An interesting thought, and possibly too philosophical a thought to delve into at such late an hour, but he was old and a wandering mind was the blessing of long years. 

“I am the one who’s body is dissolving, whereas my memories remain fresh. So I will dissolve and be but a memory. Perhaps my memories are not becoming me, but rather I am becoming my memories.”

The thought startled him: that this long life had been used as a sort of gathering period- that his body had been given only so much time to create a memory for his being to fall back into when his body had dissolved and he became nothing more than his memories. Does memory make one old, or the reaving thereof? Would I stay young without the accumulation of memories? It is true that babes grow as they gain memories…

“That’s ridiculous! Aging is inevitable!”

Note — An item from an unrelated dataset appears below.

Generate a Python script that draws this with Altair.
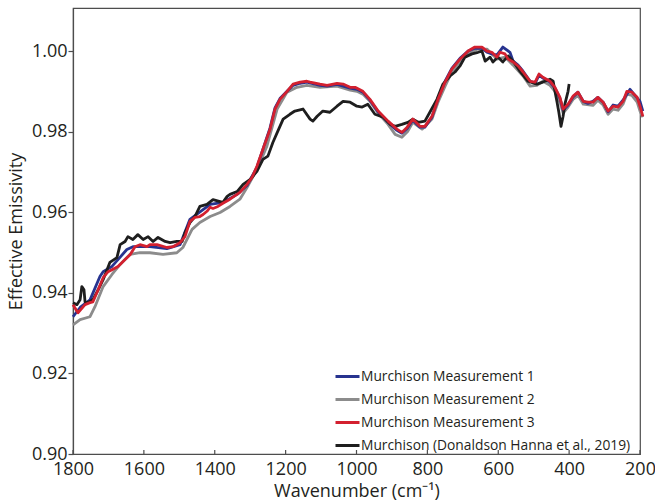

But to age without memory would be a folly. To refuse to create memories for fear of the ongoing procession of time- that would be the horror! To die without a memory. To have nothing for your person to slip back into when the body dissolved but the fear with which the body lived its life.

“Horror.”

But why think these thoughts? The old man clearly had memories to fall back into. 

“A fortunate thing, to not have lived for fear of memories.”

It was far too late for such thoughts and besides which he forgot what memory he was attempting to bring up.